The Child of Poro
June 17, 2012 § Leave a comment
This object is in the African Collection of the Metropolitan Museum, New York. It is what is called a rhythm pounder. Created by a craftsmen/artist, of the Senufo people. The Senufo are from the Ivory Coast primarily. Such objects are tools for a village closed society called Poro. One important responsibility of the Poro is the initiation of young people into adulthood. Another is the burial of members of the Poro society. Most Africa wood sculpture is carved from a single piece of wood. In this case the lower part of the object is left close to it’s natural state, which is common for this sort of object. It adds weight to the objects which is held by the arms and swung, from side to side. It is also tapped on the ground. This ground tapping or pounding is thought to get the attention of the ancestors, inviting them to attend important village rituals.
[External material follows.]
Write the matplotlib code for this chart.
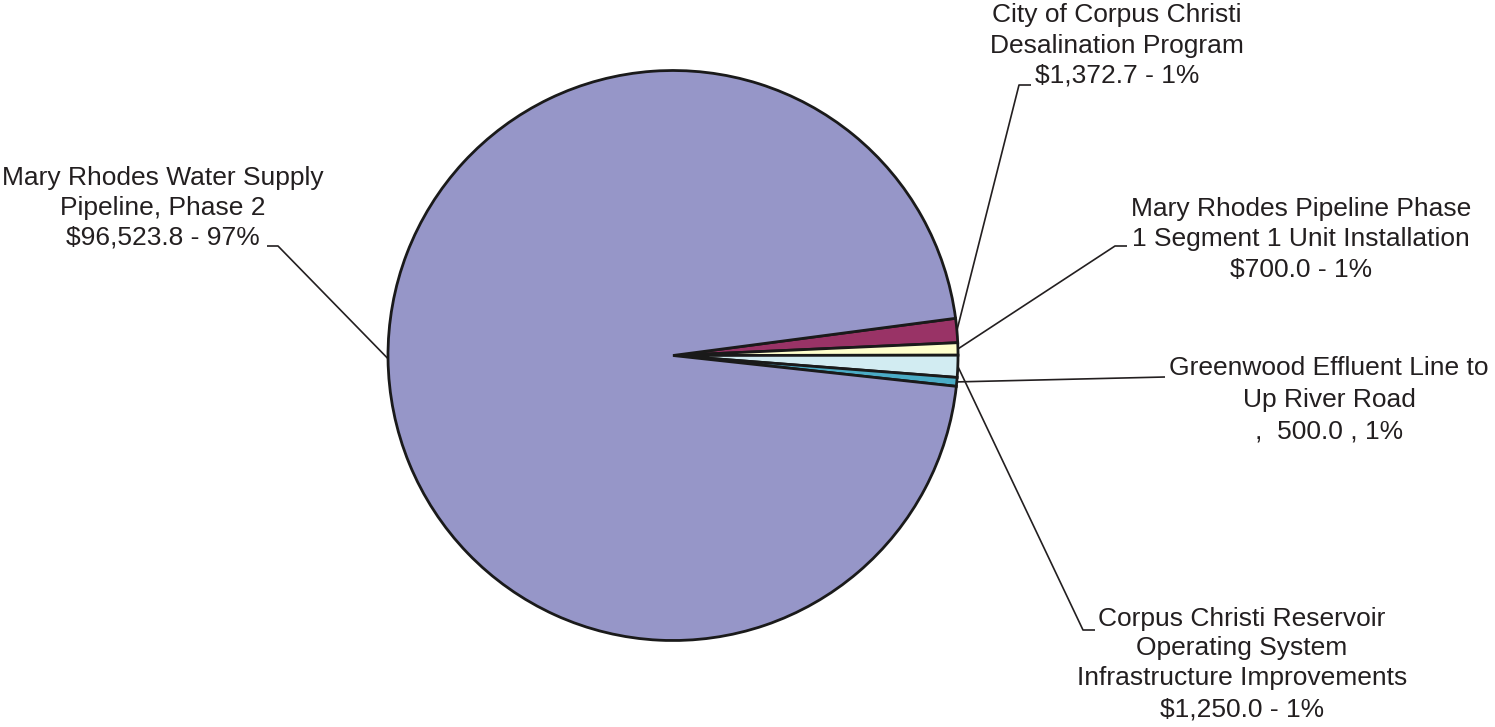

When a Poro member dies the bounders are brought to the grave site. At least one in placed in the grave with the dead for a time. It is then removed. Pounders are used to tap down the earth above the grave.
These objects are also called “Children of Poro”
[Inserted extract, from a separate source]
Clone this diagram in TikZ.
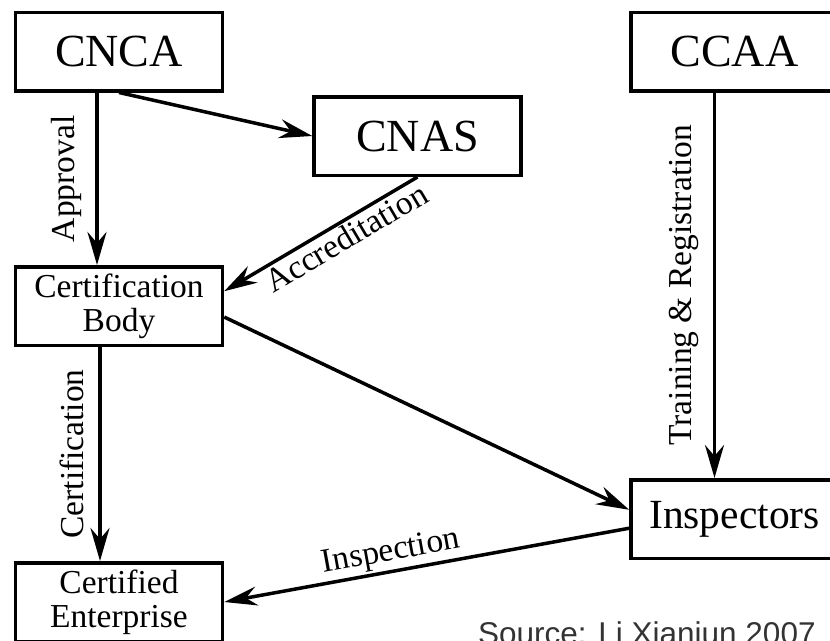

I love not only the hand of the artist here, but the hand of time so to speak. It was a beautiful object from the start. The shape of the head, the cresting headdress, the long face the small mouth the large eyes. Then there is time and accident that has left parts missing, surfaces smoothed and worn down to soft shapes, exposure of the natural aging wood and it soft brown color. All of this is now part of its aesthetic power and its quiet, and almost sad beauty.